Catherine, meanwhile, is in the next room, entertaining guests, as well as fretting over her child. She seems to like Elizabeth, played by a reticent and tone-perfect Lisa Taylor, but fears losing her own child’s love. Elizabeth, meanwhile, fears that she will come to love the child, despite her own determination to loathe it. This sets up multiple fascinating—and eventually, devastating—exchanges between the two women.
Things become even more complex when Leo Irving, an artist shows up. Leo is the rare case of a male receiving treatment. Dr. Givings uses a special “Chattanooga Vibrator” to help Leo with his own struggles with hysteria. The treatment, let’s say, works. But Leo becomes sucked into the mess when Catherine begins to fancy him. Irving is played by Rachel Maze, who channels a sort of Johnny Depp-like weirdness to portray the tortured artist. Maze’s hand gestures and contorted physicality breathe exciting life into the character of Irving, and Maze does a great job of pulling back right before reaching the point of caricature.

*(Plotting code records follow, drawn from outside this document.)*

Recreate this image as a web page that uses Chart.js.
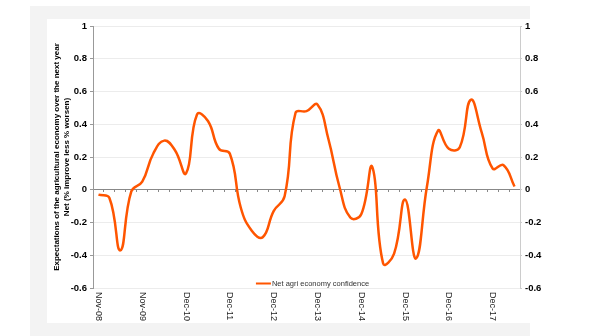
<!DOCTYPE html>
<html>
<head>
<meta charset="utf-8">
<script src="https://cdn.jsdelivr.net/npm/chart.js@4/dist/chart.umd.min.js"></script>
<style>
  html, body { margin: 0; padding: 0; background: #ffffff; }
  #wrap { width: 600px; height: 336px; }
</style>
</head>
<body>
<div id="wrap"><canvas id="c" width="600" height="336"></canvas></div>
<script>
const categories = [
  "Nov-08","Feb-09","May-09","Aug-09","Nov-09",
  "Mar-10","Jun-10","Sep-10","Dec-10",
  "Mar-11","Jun-11","Sep-11","Dec-11",
  "Mar-12","Jun-12","Sep-12","Dec-12",
  "Mar-13","Jun-13","Sep-13","Dec-13",
  "Mar-14","Jun-14","Sep-14","Dec-14",
  "Mar-15","Jun-15","Sep-15","Dec-15",
  "Mar-16","Jun-16","Sep-16","Dec-16",
  "Mar-17","Jun-17","Sep-17","Dec-17",
  "Mar-18","Jun-18"
];
const netAgriConfidence = [
  -0.03, -0.05, -0.37, -0.01, 0.05,
  0.22, 0.30, 0.24, 0.10,
  0.46, 0.42, 0.25, 0.22,
  -0.11, -0.25, -0.29, -0.13,
  -0.04, 0.47, 0.48, 0.52,
  0.31, 0.02, -0.17, -0.15,
  0.14, -0.45, -0.39, -0.06,
  -0.42, 0.02, 0.36, 0.25,
  0.26, 0.55, 0.35, 0.13,
  0.15, 0.02
];
const shownCategoryLabels = ["Nov-08","Nov-09","Dec-10","Dec-11","Dec-12","Dec-13","Dec-14","Dec-15","Dec-16","Dec-17"];
const seriesName = "Net agri economy confidence";
const yAxisTitle = ["Expectations of the agricultural economy over the next year", "Net (% improve less % worsen)"];
const yMin = -0.6, yMax = 1, yStep = 0.2;

const ORANGE = '#ff5500';
const FONT = '"Liberation Sans", Arial, sans-serif';

const fmtTick = (v) => String(Number(v.toFixed(1)));

const bgPlugin = {
  id: 'bg',
  beforeDraw(chart) {
    const ctx = chart.ctx;
    ctx.save();
    ctx.fillStyle = '#f3f3f3';
    ctx.fillRect(30, 6, 500, 330);
    ctx.fillStyle = '#ffffff';
    ctx.fillRect(47, 19, 553, 304);
    ctx.restore();
  }
};

const labelsPlugin = {
  id: 'xlabels',
  afterDraw(chart) {
    const ctx = chart.ctx;
    const xs = chart.scales.x;
    const area = chart.chartArea;
    ctx.save();
    ctx.font = '9px ' + FONT;
    ctx.fillStyle = '#222222';
    ctx.textAlign = 'left';
    ctx.textBaseline = 'middle';
    categories.forEach((c, i) => {
      if (!shownCategoryLabels.includes(c)) return;
      const x = xs.getPixelForValue(i);
      ctx.save();
      ctx.translate(x, area.bottom + 4);
      ctx.rotate(Math.PI / 2);
      ctx.fillText(c, 0, 0);
      ctx.restore();
    });
    // legend
    const ds = chart.data.datasets[0];
    ctx.font = '7.5px ' + FONT;
    const tw = ctx.measureText(ds.label).width;
    const lineW = 15;
    const total = lineW + 1 + tw;
    const cx = (area.left + area.right) / 2 + 6;
    const x0 = cx - total / 2;
    const y = area.bottom - 4.5;
    ctx.strokeStyle = ds.borderColor;
    ctx.lineWidth = 2;
    ctx.beginPath();
    ctx.moveTo(x0, y);
    ctx.lineTo(x0 + lineW, y);
    ctx.stroke();
    ctx.fillStyle = '#333333';
    ctx.textAlign = 'left';
    ctx.textBaseline = 'middle';
    ctx.fillText(ds.label, x0 + lineW + 1, y);
    ctx.restore();
  }
};

new Chart(document.getElementById('c'), {
  type: 'line',
  data: {
    labels: categories,
    datasets: [{
      label: seriesName,
      data: netAgriConfidence,
      borderColor: ORANGE,
      backgroundColor: ORANGE,
      borderWidth: 2.5,
      pointRadius: 0,
      tension: 0.45,
      fill: false,
      yAxisID: 'y'
    }]
  },
  options: {
    responsive: false,
    animation: false,
    devicePixelRatio: 1,
    layout: { padding: { left: 0, right: 0, top: 26, bottom: 48 } },
    plugins: { legend: { display: false }, tooltip: { enabled: false } },
    scales: {
      x: {
        type: 'category',
        position: { y: 0 },
        offset: true,
        ticks: { display: false, autoSkip: false },
        grid: { offset: true, drawOnChartArea: false, drawTicks: true, tickLength: 2, tickColor: '#888888' },
        border: { color: '#888888', width: 1 }
      },
      y: {
        position: 'left',
        min: yMin, max: yMax,
        afterFit(s) { s.width = 93; },
        ticks: { stepSize: yStep, color: '#000000', padding: 3, callback: fmtTick, font: { family: FONT, size: 9.5, weight: 'bold' } },
        grid: { color: '#ececec', lineWidth: 1, tickLength: 3, tickColor: '#999999' },
        border: { color: '#999999', width: 1 },
        title: { display: true, text: yAxisTitle, color: '#000000', padding: { top: 52, bottom: 0 }, font: { family: FONT, size: 8, weight: 'bold', lineHeight: 1.25 } }
      },
      y2: {
        position: 'right',
        min: yMin, max: yMax,
        afterFit(s) { s.width = 80; },
        ticks: { stepSize: yStep, color: '#000000', padding: 3, callback: fmtTick, font: { family: FONT, size: 9.5, weight: 'bold' } },
        grid: { drawOnChartArea: false, tickLength: 2, tickColor: '#cccccc' },
        border: { color: '#cccccc', width: 1, dash: [1, 2] }
      }
    }
  },
  plugins: [bgPlugin, labelsPlugin]
});
</script>
</body>
</html>
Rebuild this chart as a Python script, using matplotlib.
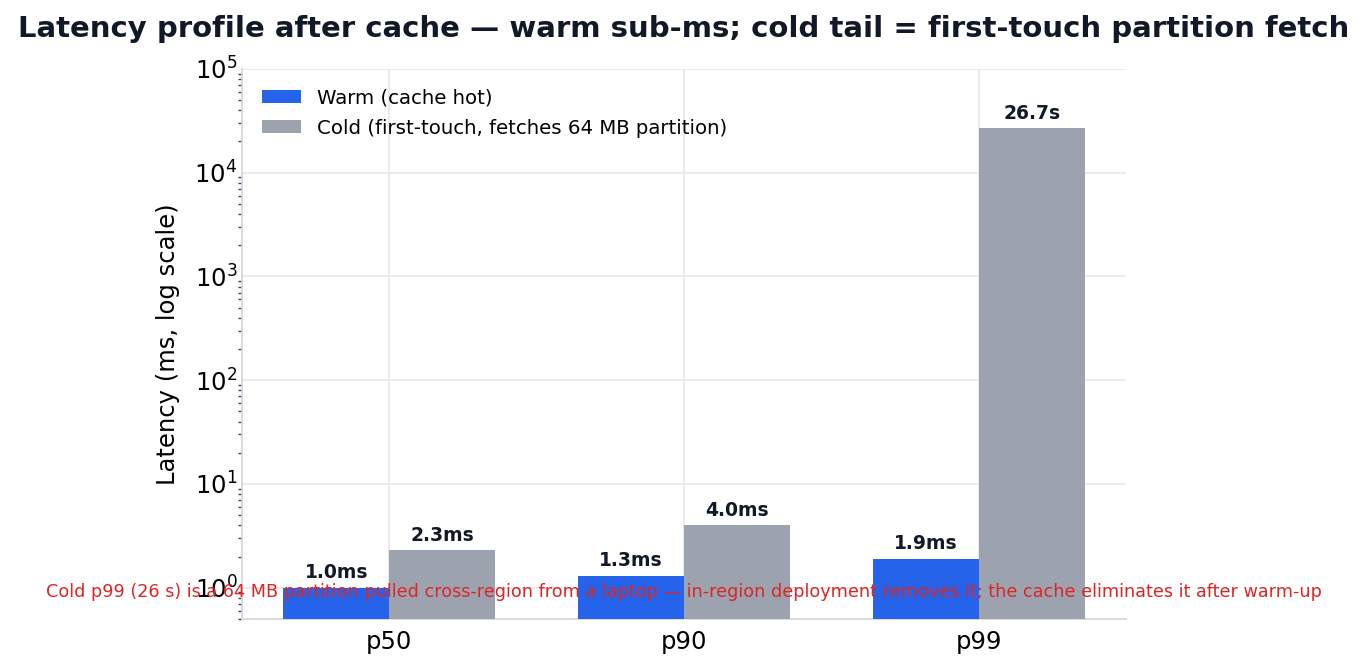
import numpy as np
import matplotlib.pyplot as plt

# data
percentiles = ["p50", "p90", "p99"]
warm_ms = [1.0, 1.3, 1.9]
cold_ms = [2.3, 4.0, 26700.0]
warm_labels = ["1.0ms", "1.3ms", "1.9ms"]
cold_labels = ["2.3ms", "4.0ms", "26.7s"]

fig = plt.figure(figsize=(13.68, 6.67), dpi=100)
ax = fig.add_axes([0.177, 0.072, 0.646, 0.8246])

x = np.arange(len(percentiles))
w = 0.36
b1 = ax.bar(x - w / 2, warm_ms, w, color="#2563eb", label="Warm (cache hot)", zorder=3)
b2 = ax.bar(x + w / 2, cold_ms, w, color="#9ca3af",
            label="Cold (first-touch, fetches 64 MB partition)", zorder=3)

for bars, labels in ((b1, warm_labels), (b2, cold_labels)):
  for r, lab in zip(bars, labels):
    ax.annotate(lab, (r.get_x() + r.get_width() / 2, r.get_height()),
                xytext=(0, 4), textcoords="offset points", ha="center", va="bottom",
                fontsize=13.5, fontweight="bold", color="#111827", zorder=4)

ax.set_yscale("log")
ax.set_ylim(0.5, 1e5)
ax.set_xlim(-0.5, 2.5)
ax.set_xticks(x)
ax.set_xticklabels(percentiles)
ax.tick_params(axis="both", labelsize=17.5)
ax.tick_params(axis="x", length=0, pad=8)
ax.tick_params(axis="y", which="major", length=0)
ax.tick_params(axis="y", which="minor", length=3, width=1, color="#374151")
ax.set_ylabel("Latency (ms, log scale)", fontsize=17.5, labelpad=10)

ax.grid(True, color="#e5e7eb", linewidth=1.2, zorder=0)
ax.set_axisbelow(True)
for s in ("top", "right"):
  ax.spines[s].set_visible(False)
for s in ("left", "bottom"):
  ax.spines[s].set_color("#d1d5db")
  ax.spines[s].set_linewidth(1.2)

ax.legend(loc="upper left", frameon=False, fontsize=14.2, handlelength=2.0,
          handleheight=0.6, borderaxespad=0.6, labelspacing=0.55)

fig.text(0.5, 0.957, "Latency profile after cache \u2014 warm sub-ms; cold tail = first-touch partition fetch",
         ha="center", va="center", fontsize=21, fontweight="bold", color="#111827")
fig.text(0.5, 0.112, "Cold p99 (26 s) is a 64 MB partition pulled cross-region from a laptop \u2014 "
         "in-region deployment removes it; the cache eliminates it after warm-up",
         ha="center", va="center", fontsize=12.7, color="#dc2626", zorder=10)

fig.savefig("out.png", dpi=100)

In the Next Room is really an ensemble piece, but Catherine, played by Rachel Thomas-Chappell, is the main circuit the electricity of the play runs through. She is lonely, she is angsty, she is ignored. Thomas-Chappell is excellent, giving Catherine a depth of feeling, especially when putting on the niceties expected of a wife in the 1880s. Despite all the electricity running through the house, all the electric outlets, she struggles to find connection. She fears her child doesn’t love her. Her husband largely pays her no attention. The advances of Mr. Daldry disgust her. Even when she is caught caressing Leo Irving, Dr. Givings responds in a clinical manner, and nothing more. Thomas-Chappell plays Catherine perfectly, exhibiting the overwhelming sadness she feels in a masked, nuanced way.
How all these many threads (and there are many) tie together at the end will have the audience leaving both happy and heartbroken. Mr. Taulbee should be commended on undertaking this play, getting dedicated and dynamic performances from his players, who light the stage in a way that would make Mr. Edison himself proud.